Nor is the format for 24 teams clear. That was the number of qualifiers for the four World Cups between 1982 and 1994. In the first of these, in Spain, the top two sides in six groups advanced to four three-team second-round groups, from which the semi-finalists emerged. This messy arrangement, which contributed to England being eliminated while unbeaten and handicapped by a contentious tie-break system, was immediately abandoned. From Mexico 86 to USA 94, the circle was squared by four third-placed teams joining the top two in a last 16, which meant 36 matches to eliminate only eight teams.
You can draw a line from the 1984 finals to France's successful bid for the 1998 World Cup, with Platini to the fore, and his role in organising that championship, which again France won, to his election to the UEFA presidency. Now it his job to make sure that a tournament that was made in his homeland is not broken there.
* * *
More immediately on France's horizon is the challenge of facing England - or what is left of them - in Donetsk in their opening Group D game. Previous matches come to mind.
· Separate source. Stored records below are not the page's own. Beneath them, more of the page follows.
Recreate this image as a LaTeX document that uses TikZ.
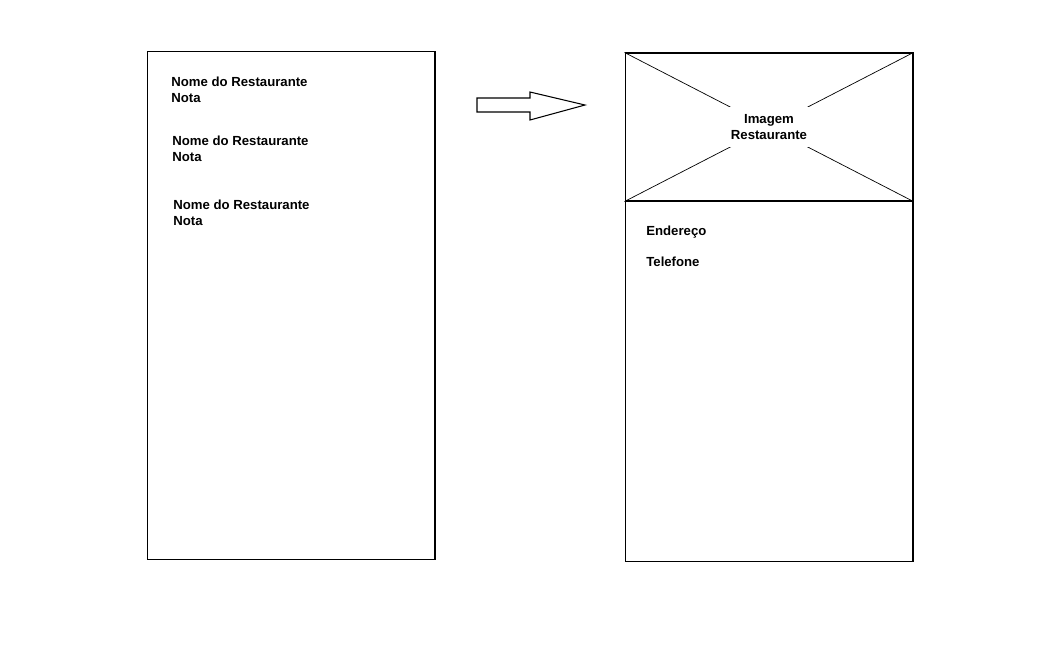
\documentclass[tikz,border=0pt]{standalone}
\usepackage{fontspec}
\setmainfont{Liberation Sans}
\usetikzlibrary{positioning}

\begin{document}
\begin{tikzpicture}[
    x=0.02cm, y=-0.02cm,
    screen/.style={draw, line width=0.6pt, minimum width=5.76cm, minimum height=10.18cm, inner sep=0pt},
    imgbox/.style={draw, line width=0.6pt, minimum width=5.76cm, minimum height=2.96cm, inner sep=0pt},
    txt/.style={font=\bfseries\fontsize{7.5}{9.1}\selectfont, align=left, inner sep=0pt, anchor=west},
    imgtxt/.style={font=\bfseries\fontsize{7.5}{9.1}\selectfont, align=center, fill=white, inner xsep=8pt, inner ysep=4pt}
]
\useasboundingbox (0,0) rectangle (1049,654);

% Lista de restaurantes
\node[screen] (lista) at (291,305.5) {};
\node[txt] (rest1) at (171,90) {Nome do Restaurante\\Nota};
\node[txt] (rest2) at (172,149) {Nome do Restaurante\\Nota};
\node[txt] (rest3) at (173,213) {Nome do Restaurante\\Nota};

% Seta
\draw[line width=0.6pt] (477,98) -- (530,98) -- (530,92) -- (585,105)
    -- (530,120) -- (530,112) -- (477,112) -- cycle;

% Detalhe do restaurante
\node[screen] (detalhe) at (769,307.5) {};
\node[imgbox] (imagem) at (769,127) {};
\draw[line width=0.4pt] (imagem.north west) -- (imagem.south east);
\draw[line width=0.4pt] (imagem.south west) -- (imagem.north east);
\node[imgtxt] (imglabel) at (imagem.center) {Imagem\\Restaurante};
\node[txt] (endereco) at (646,232) {Endereço};
\node[txt] (telefone) at (646,262) {Telefone};

\end{tikzpicture}
\end{document}
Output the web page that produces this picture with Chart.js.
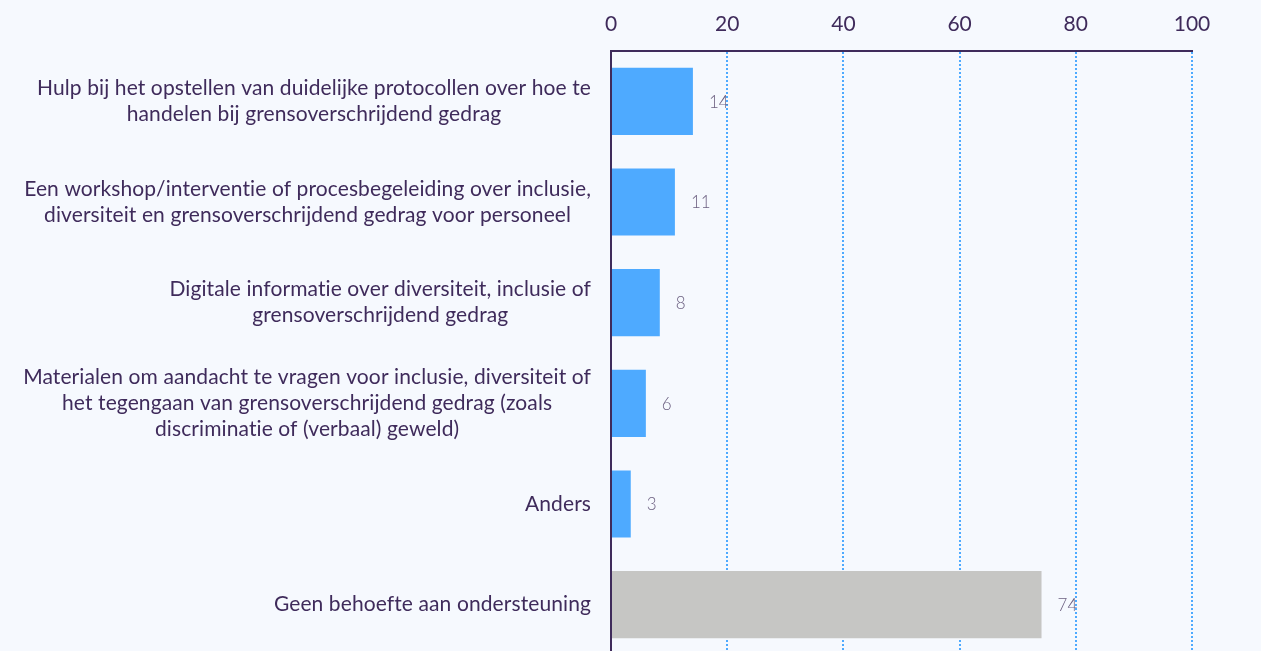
<!DOCTYPE html>
<html>
<head>
<meta charset="utf-8">
<script src="https://cdn.jsdelivr.net/npm/chart.js@4/dist/chart.umd.min.js"></script>
<style>
  html, body { margin: 0; padding: 0; background: #f6f9fe; overflow: hidden; }
  #wrap { width: 1261px; height: 655px; }
</style>
</head>
<body>
<div id="wrap"><canvas id="needsChart" width="1261" height="655"></canvas></div>
<script>
// categories (each entry is one label, split into its lines)
const categories = [
  ['Hulp bij het opstellen van duidelijke protocollen over hoe te', 'handelen bij grensoverschrijdend gedrag'],
  ['Een workshop/interventie of procesbegeleiding over inclusie,', 'diversiteit en grensoverschrijdend gedrag voor personeel'],
  ['Digitale informatie over diversiteit, inclusie of', 'grensoverschrijdend gedrag'],
  ['Materialen om aandacht te vragen voor inclusie, diversiteit of', 'het tegengaan van grensoverschrijdend gedrag (zoals', 'discriminatie of (verbaal) geweld)'],
  ['Anders'],
  ['Geen behoefte aan ondersteuning']
];
const values = [14.1, 11, 8.4, 6, 3.4, 74.1];
const xTicks = [0, 20, 40, 60, 80, 100];

const barColors = ['#4eaaff', '#4eaaff', '#4eaaff', '#4eaaff', '#4eaaff', '#c6c6c4'];
const textColor = '#3f2b5b';

// category labels: block right aligned against the axis, lines centered inside it
const categoryLabels = {
  id: 'categoryLabels',
  afterDraw(chart) {
    const ctx = chart.ctx;
    const y = chart.scales.y;
    const right = chart.chartArea.left - 20;
    const lineH = 26;
    ctx.save();
    ctx.font = '21px Lato';
    ctx.letterSpacing = '0.1px'; // no "ti" ligatures, like the original
    ctx.fillStyle = textColor;
    ctx.textAlign = 'center';
    ctx.textBaseline = 'middle';
    categories.forEach((lines, i) => {
      const w = Math.max(...lines.map(l => ctx.measureText(l).width));
      const cx = right - w / 2;
      const cy = y.getPixelForValue(i);
      const top = cy - (lines.length - 1) * lineH / 2;
      lines.forEach((l, j) => ctx.fillText(l, cx, top + j * lineH));
    });
    ctx.restore();
  }
};

// value labels next to the bars
const valueLabels = {
  id: 'valueLabels',
  afterDatasetsDraw(chart) {
    const ctx = chart.ctx;
    const meta = chart.getDatasetMeta(0);
    ctx.save();
    ctx.font = '300 17px Lato';
    ctx.fillStyle = '#6b5f80';
    ctx.textAlign = 'left';
    ctx.textBaseline = 'middle';
    meta.data.forEach((bar, i) => {
      ctx.fillText(Math.round(values[i]), bar.x + 16, bar.y + 1);
    });
    ctx.restore();
  }
};

const ctx = document.getElementById('needsChart').getContext('2d');
const needsChart = new Chart(ctx, {
  type: 'bar',
  data: {
    labels: categories.map(c => c.join(' ')),
    datasets: [{
      data: values,
      backgroundColor: barColors,
      borderWidth: 0,
      categoryPercentage: 1,
      barPercentage: 0.667
    }]
  },
  options: {
    indexAxis: 'y',
    responsive: false,
    animation: false,
    layout: { padding: { left: 0, right: 69, top: 0, bottom: 0 } },
    plugins: {
      legend: { display: false },
      tooltip: { enabled: false }
    },
    scales: {
      x: {
        position: 'top',
        min: 0,
        max: 100,
        afterBuildTicks: scale => { scale.ticks = xTicks.map(v => ({ value: v })); },
        afterFit: scale => { scale.height = 51; },
        ticks: {
          color: textColor,
          font: { family: 'Lato', size: 21 },
          padding: 14
        },
        grid: {
          drawTicks: false,
          color: c => c.index === 0 ? 'rgba(0,0,0,0)' : '#4eaaff',
          lineWidth: 2
        },
        border: { color: textColor, width: 2, dash: [2, 2] }
      },
      y: {
        afterFit: scale => { scale.width = 611; },
        ticks: { display: false },
        grid: { display: false },
        border: { color: textColor, width: 2 }
      }
    }
  },
  plugins: [categoryLabels, valueLabels]
});
</script>
</body>
</html>
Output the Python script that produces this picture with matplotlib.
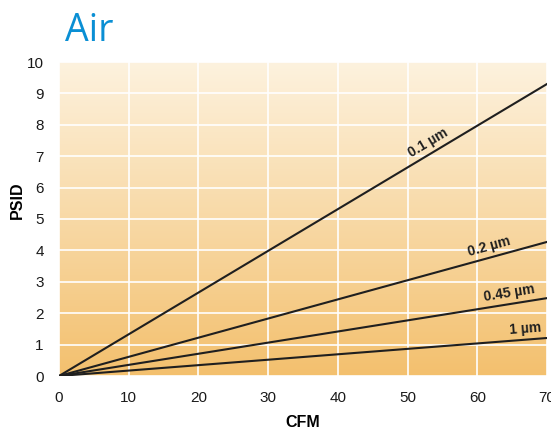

At Euro 92 in Malmo, I watched a goalless draw memorable only for Basile Boli's headbutt on Stuart Pearce and our plaintive chant of "All we are saying/is give us a goal". Twelve years ago here at the Stade de France, we were the guests for a game to celebrate the Euro 2000 triumph and to say farewell to the retiring Didier Deschamps and Laurent Blanc; Michael Owen was the party pooper, scoring an equaliser as a substitute in what proved to be Kevin Keegan's penultimate game in charge.
Four years ago Owen played his last international, in Fabio Capello's second match in charge, when we helped Raymond Domenech's side warm up for Euro 2008 with a spring Parisian friendly. Sightseeing, friends and football made an irresistible excuse for an extended trip although, as I had an early return to commute to work the morning after the match, the hotel I chose was right by the station and my window overlooked the Rue de Dunkerque and the Gare du Nord.
It was perhaps little surprise that there was no retreat from the street's bars until they closed on the night before the game, with many fans arriving on the Tuesday evening and also staying close to the route home, and there were England fans all over the city. But midway through the day of the match forgetfulness meant I had to return to the hotel - and astonishingly the road was full with the overflow of these bars of last resort, many hours before you would need to make the short RER trip to the Stade de France.
A recent addition to the sadly inadequate score of England songs is the adaptation of The Sloop John B, with a different version for each location in which the team play. Some contrasting recent examples: "Norway's so expe-ensive/I wanna go home" from the other Saturday; and from Sofia in September: "Cheap beer and stri-ippers/Don't wanna go home." Paris probably fell somewhere in between.
The poor England ticket sales for this tournament are not due simply to Donetsk's industrial nature and shortage of global landmarks. There are plenty of England fans for whom a good trip is measured purely in pints rather than sights and, provided they can secure the accommodation, they will be there.
The reports about hooliganism and racism in the host countries seem well-founded, but I approach the tournament with another fear. Down the years England's support has broadened, which has had a major part to play in our rehabilitation; what we see in Donetsk, especially, and Kiev may resemble the hardcore of old.